■ Given data

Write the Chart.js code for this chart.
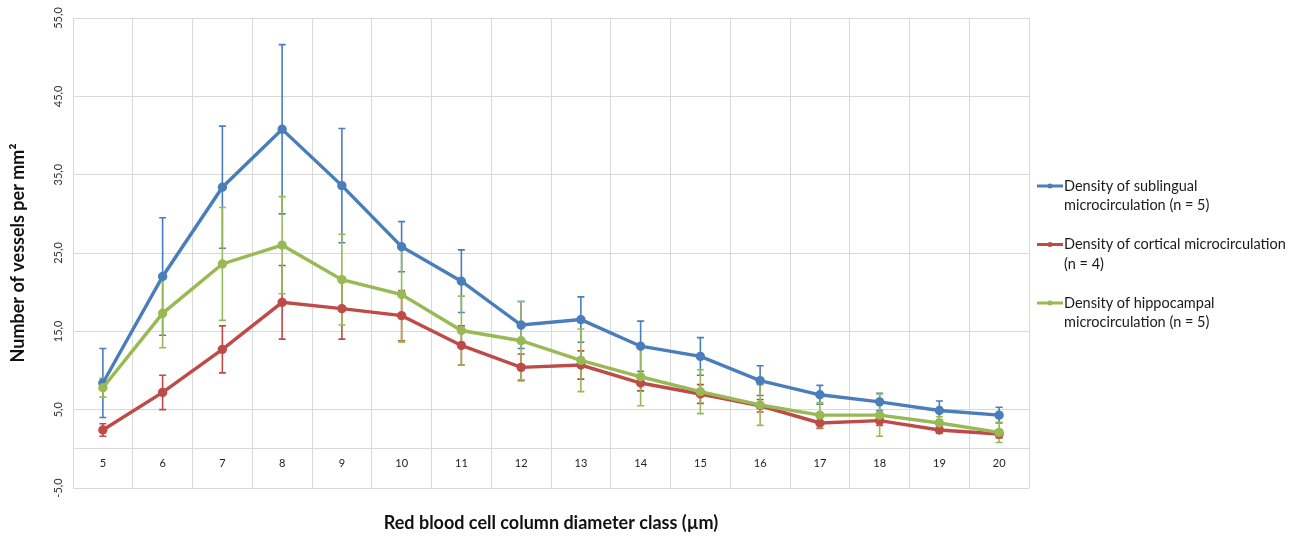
<!DOCTYPE html>
<html>
<head>
<meta charset="utf-8">
<script src="https://cdn.jsdelivr.net/npm/chart.js@4.4.1/dist/chart.umd.min.js"></script>
<style>
  body { margin: 0; background: #fff; }
  #wrap { width: 1298px; height: 537px; }
</style>
</head>
<body>
<div id="wrap"><canvas id="vesselChart" width="1298" height="537"></canvas></div>
<script>
const categories = ['5', '6', '7', '8', '9', '10', '11', '12', '13', '14', '15', '16', '17', '18', '19', '20'];

const sublingual    = [8.4, 22.0, 33.4, 40.8, 33.6, 25.8, 21.4, 15.8, 16.5, 13.1, 11.8, 8.7, 6.9, 6.0, 4.9, 4.3];
const sublingualErr = [4.4, 7.5, 7.8, 10.8, 7.3, 3.2, 4.0, 3.0, 2.9, 3.2, 2.4, 1.9, 1.2, 1.1, 1.2, 1.0];

const cortical    = [2.4, 7.2, 12.7, 18.7, 17.9, 17.0, 13.2, 10.4, 10.7, 8.4, 7.0, 5.5, 3.3, 3.6, 2.4, 1.9];
const corticalErr = [0.8, 2.2, 3.0, 4.7, 3.9, 3.2, 2.5, 1.7, 1.8, 1.0, 1.2, 0.8, 0.7, 0.6, 0.4, 0.5];

const hippocampal    = [7.8, 17.3, 23.6, 26.0, 21.6, 19.7, 15.1, 13.8, 11.3, 9.2, 7.3, 5.6, 4.3, 4.3, 3.3, 2.1];
const hippocampalErr = [1.2, 4.4, 7.2, 6.2, 5.8, 6.1, 4.4, 5.0, 4.0, 3.7, 2.8, 2.6, 1.6, 2.7, 0.8, 1.3];

const legendLabels = [
    ['Density of sublingual', 'microcirculation (n = 5)'],
    ['Density of cortical microcirculation', '(n = 4)'],
    ['Density of hippocampal', 'microcirculation (n = 5)']
];

const yTitle = 'Number of vessels per mm\u00B2';
const xTitle = 'Red blood cell column diameter class (\u00B5m)';

const BLUE = '#4a7ebb';
const RED = '#be4b48';
const GREEN = '#98b954';
const FONT = 'Lato, "Open Sans", sans-serif';

// error bars, drawn under the lines
const errorBars = {
    id: 'errorBars',
    beforeDatasetsDraw(chart) {
        const ctx = chart.ctx;
        const y = chart.scales.y;
        chart.data.datasets.forEach((ds, i) => {
            const meta = chart.getDatasetMeta(i);
            ctx.save();
            ctx.strokeStyle = ds.borderColor;
            ctx.lineWidth = 1.6;
            meta.data.forEach((pt, j) => {
                const v = ds.data[j];
                const e = ds.errors[j];
                const top = y.getPixelForValue(v + e);
                const bot = y.getPixelForValue(v - e);
                ctx.beginPath();
                ctx.moveTo(pt.x, top);
                ctx.lineTo(pt.x, bot);
                ctx.moveTo(pt.x - 3.5, top);
                ctx.lineTo(pt.x + 3.5, top);
                ctx.moveTo(pt.x - 3.5, bot);
                ctx.lineTo(pt.x + 3.5, bot);
                ctx.stroke();
            });
            ctx.restore();
        });
    }
};

// rotated y tick labels, axis titles and the legend
const decorations = {
    id: 'decorations',
    afterDraw(chart) {
        const ctx = chart.ctx;
        const area = chart.chartArea;
        const y = chart.scales.y;

        ctx.save();
        ctx.fillStyle = '#333';
        ctx.font = '11px ' + FONT;
        ctx.textAlign = 'center';
        ctx.textBaseline = 'middle';
        y.ticks.forEach(t => {
            const py = y.getPixelForValue(t.value);
            ctx.save();
            ctx.translate(area.left - 15, py);
            ctx.rotate(-Math.PI / 2);
            ctx.fillText(t.value.toFixed(1).replace('.', ','), 0, 0);
            ctx.restore();
        });

        ctx.fillStyle = '#111';
        ctx.font = 'bold 18px ' + FONT;
        ctx.save();
        ctx.translate(18, (area.top + area.bottom) / 2);
        ctx.rotate(-Math.PI / 2);
        ctx.fillText(yTitle, 0, 0);
        ctx.restore();
        ctx.fillText(xTitle, (area.left + area.right) / 2, 523);

        // legend
        ctx.font = '14.5px ' + FONT;
        ctx.textAlign = 'left';
        const x0 = area.right + 8;
        chart.data.datasets.forEach((ds, i) => {
            const ly = 186 + i * 58.5;
            ctx.strokeStyle = ds.borderColor;
            ctx.fillStyle = ds.borderColor;
            ctx.lineWidth = 3;
            ctx.beginPath();
            ctx.moveTo(x0, ly);
            ctx.lineTo(x0 + 26, ly);
            ctx.stroke();
            ctx.beginPath();
            ctx.arc(x0 + 13, ly, 2.5, 0, Math.PI * 2);
            ctx.fill();
            ctx.fillStyle = '#1a1a1a';
            legendLabels[i].forEach((line, k) => {
                ctx.fillText(line, x0 + 27, ly + k * 19.5);
            });
        });
        ctx.restore();
    }
};

function series(label, data, errors, color, order) {
    return {
        label: label,
        data: data,
        errors: errors,
        borderColor: color,
        backgroundColor: color,
        borderWidth: 3.4,
        pointRadius: 3,
        pointHoverRadius: 3,
        tension: 0,
        fill: false,
        order: order
    };
}

new Chart(document.getElementById('vesselChart'), {
    type: 'line',
    data: {
        labels: categories,
        datasets: [
            series(legendLabels[0].join(' '), sublingual, sublingualErr, BLUE, 3),
            series(legendLabels[1].join(' '), cortical, corticalErr, RED, 2),
            series(legendLabels[2].join(' '), hippocampal, hippocampalErr, GREEN, 1)
        ]
    },
    options: {
        responsive: false,
        animation: false,
        layout: {
            padding: { left: 73, right: 269, top: 18, bottom: 49 }
        },
        plugins: {
            legend: { display: false },
            tooltip: { enabled: false }
        },
        scales: {
            x: {
                position: { y: 0 },
                offset: true,
                grid: { offset: true, color: '#d9d9d9', lineWidth: 1, tickLength: 0 },
                border: { color: '#d9d9d9', width: 1 },
                ticks: { color: '#222', font: { family: FONT, size: 11 }, padding: 8, maxRotation: 0 }
            },
            y: {
                min: -5,
                max: 55,
                ticks: { stepSize: 10, display: false },
                grid: { color: '#d9d9d9', lineWidth: 1, tickLength: 0 },
                border: { display: false },
                afterFit(scale) { scale.width = 0; }
            }
        }
    },
    plugins: [errorBars, decorations]
});
</script>
</body>
</html>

■ The problem
Write the listing out a second time exactly, dropping all images.

■ Final answer
Write the Chart.js code for this chart.
<!DOCTYPE html>
<html>
<head>
<meta charset="utf-8">
<script src="https://cdn.jsdelivr.net/npm/chart.js@4.4.1/dist/chart.umd.min.js"></script>
<style>
  body { margin: 0; background: #fff; }
  #wrap { width: 1298px; height: 537px; }
</style>
</head>
<body>
<div id="wrap"><canvas id="vesselChart" width="1298" height="537"></canvas></div>
<script>
const categories = ['5', '6', '7', '8', '9', '10', '11', '12', '13', '14', '15', '16', '17', '18', '19', '20'];

const sublingual    = [8.4, 22.0, 33.4, 40.8, 33.6, 25.8, 21.4, 15.8, 16.5, 13.1, 11.8, 8.7, 6.9, 6.0, 4.9, 4.3];
const sublingualErr = [4.4, 7.5, 7.8, 10.8, 7.3, 3.2, 4.0, 3.0, 2.9, 3.2, 2.4, 1.9, 1.2, 1.1, 1.2, 1.0];

const cortical    = [2.4, 7.2, 12.7, 18.7, 17.9, 17.0, 13.2, 10.4, 10.7, 8.4, 7.0, 5.5, 3.3, 3.6, 2.4, 1.9];
const corticalErr = [0.8, 2.2, 3.0, 4.7, 3.9, 3.2, 2.5, 1.7, 1.8, 1.0, 1.2, 0.8, 0.7, 0.6, 0.4, 0.5];

const hippocampal    = [7.8, 17.3, 23.6, 26.0, 21.6, 19.7, 15.1, 13.8, 11.3, 9.2, 7.3, 5.6, 4.3, 4.3, 3.3, 2.1];
const hippocampalErr = [1.2, 4.4, 7.2, 6.2, 5.8, 6.1, 4.4, 5.0, 4.0, 3.7, 2.8, 2.6, 1.6, 2.7, 0.8, 1.3];

const legendLabels = [
    ['Density of sublingual', 'microcirculation (n = 5)'],
    ['Density of cortical microcirculation', '(n = 4)'],
    ['Density of hippocampal', 'microcirculation (n = 5)']
];

const yTitle = 'Number of vessels per mm\u00B2';
const xTitle = 'Red blood cell column diameter class (\u00B5m)';

const BLUE = '#4a7ebb';
const RED = '#be4b48';
const GREEN = '#98b954';
const FONT = 'Lato, "Open Sans", sans-serif';

// error bars, drawn under the lines
const errorBars = {
    id: 'errorBars',
    beforeDatasetsDraw(chart) {
        const ctx = chart.ctx;
        const y = chart.scales.y;
        chart.data.datasets.forEach((ds, i) => {
            const meta = chart.getDatasetMeta(i);
            ctx.save();
            ctx.strokeStyle = ds.borderColor;
            ctx.lineWidth = 1.6;
            meta.data.forEach((pt, j) => {
                const v = ds.data[j];
                const e = ds.errors[j];
                const top = y.getPixelForValue(v + e);
                const bot = y.getPixelForValue(v - e);
                ctx.beginPath();
                ctx.moveTo(pt.x, top);
                ctx.lineTo(pt.x, bot);
                ctx.moveTo(pt.x - 3.5, top);
                ctx.lineTo(pt.x + 3.5, top);
                ctx.moveTo(pt.x - 3.5, bot);
                ctx.lineTo(pt.x + 3.5, bot);
                ctx.stroke();
            });
            ctx.restore();
        });
    }
};

// rotated y tick labels, axis titles and the legend
const decorations = {
    id: 'decorations',
    afterDraw(chart) {
        const ctx = chart.ctx;
        const area = chart.chartArea;
        const y = chart.scales.y;

        ctx.save();
        ctx.fillStyle = '#333';
        ctx.font = '11px ' + FONT;
        ctx.textAlign = 'center';
        ctx.textBaseline = 'middle';
        y.ticks.forEach(t => {
            const py = y.getPixelForValue(t.value);
            ctx.save();
            ctx.translate(area.left - 15, py);
            ctx.rotate(-Math.PI / 2);
            ctx.fillText(t.value.toFixed(1).replace('.', ','), 0, 0);
            ctx.restore();
        });

        ctx.fillStyle = '#111';
        ctx.font = 'bold 18px ' + FONT;
        ctx.save();
        ctx.translate(18, (area.top + area.bottom) / 2);
        ctx.rotate(-Math.PI / 2);
        ctx.fillText(yTitle, 0, 0);
        ctx.restore();
        ctx.fillText(xTitle, (area.left + area.right) / 2, 523);

        // legend
        ctx.font = '14.5px ' + FONT;
        ctx.textAlign = 'left';
        const x0 = area.right + 8;
        chart.data.datasets.forEach((ds, i) => {
            const ly = 186 + i * 58.5;
            ctx.strokeStyle = ds.borderColor;
            ctx.fillStyle = ds.borderColor;
            ctx.lineWidth = 3;
            ctx.beginPath();
            ctx.moveTo(x0, ly);
            ctx.lineTo(x0 + 26, ly);
            ctx.stroke();
            ctx.beginPath();
            ctx.arc(x0 + 13, ly, 2.5, 0, Math.PI * 2);
            ctx.fill();
            ctx.fillStyle = '#1a1a1a';
            legendLabels[i].forEach((line, k) => {
                ctx.fillText(line, x0 + 27, ly + k * 19.5);
            });
        });
        ctx.restore();
    }
};

function series(label, data, errors, color, order) {
    return {
        label: label,
        data: data,
        errors: errors,
        borderColor: color,
        backgroundColor: color,
        borderWidth: 3.4,
        pointRadius: 3,
        pointHoverRadius: 3,
        tension: 0,
        fill: false,
        order: order
    };
}

new Chart(document.getElementById('vesselChart'), {
    type: 'line',
    data: {
        labels: categories,
        datasets: [
            series(legendLabels[0].join(' '), sublingual, sublingualErr, BLUE, 3),
            series(legendLabels[1].join(' '), cortical, corticalErr, RED, 2),
            series(legendLabels[2].join(' '), hippocampal, hippocampalErr, GREEN, 1)
        ]
    },
    options: {
        responsive: false,
        animation: false,
        layout: {
            padding: { left: 73, right: 269, top: 18, bottom: 49 }
        },
        plugins: {
            legend: { display: false },
            tooltip: { enabled: false }
        },
        scales: {
            x: {
                position: { y: 0 },
                offset: true,
                grid: { offset: true, color: '#d9d9d9', lineWidth: 1, tickLength: 0 },
                border: { color: '#d9d9d9', width: 1 },
                ticks: { color: '#222', font: { family: FONT, size: 11 }, padding: 8, maxRotation: 0 }
            },
            y: {
                min: -5,
                max: 55,
                ticks: { stepSize: 10, display: false },
                grid: { color: '#d9d9d9', lineWidth: 1, tickLength: 0 },
                border: { display: false },
                afterFit(scale) { scale.width = 0; }
            }
        }
    },
    plugins: [errorBars, decorations]
});
</script>
</body>
</html>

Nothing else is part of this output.